Frequently asked questions

What is diversity management in the context of M&A?

Diversity management after M&A focuses on integrating teams that differ in language proficiency, communication norms, feedback styles, and decision-making processes. It goes beyond demographic representation to address the operational friction that emerges when two distinct organizational cultures merge. Effective diversity management in this context means building communication infrastructure that prevents your best acquired talent from disengaging or leaving.

How do you manage cultural and language diversity after a merger?

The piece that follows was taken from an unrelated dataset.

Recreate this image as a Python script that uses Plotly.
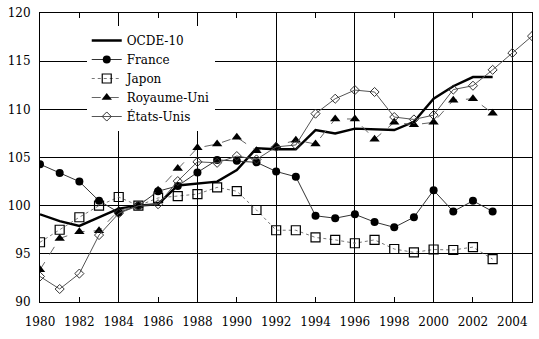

Start with a communication audit during due diligence to identify where language gaps and conflicting communication norms will create the most friction. Then prioritize targeted interventions at the highest-impact touchpoints, such as cross-border meetings, feedback conversations, and written communication channels. Investing in communication development for both sides of the deal, not only the acquired team, signals respect and accelerates trust-building.

What are the biggest diversity management mistakes after an acquisition?

The most damaging mistake is assuming the acquiring company’s communication norms are the default standard. This creates a confidence-competence gap where highly skilled acquired employees underperform or withdraw because they can’t operate effectively in an unfamiliar communication environment. Another common failure is treating diversity management as a standalone HR initiative rather than embedding it into the integration plan alongside financial and operational workstreams.

How do you measure diversity management success after M&A?

Track integration performance metrics rather than representation numbers. Voluntary attrition rates among acquired talent in the first 12 months, cross-team meeting participation rates, and time-to-productivity for integrated teams all reveal whether your diversity management efforts are working. Survey data on psychological safety and communication confidence across both legacy organizations provides early warning signals before attrition spikes.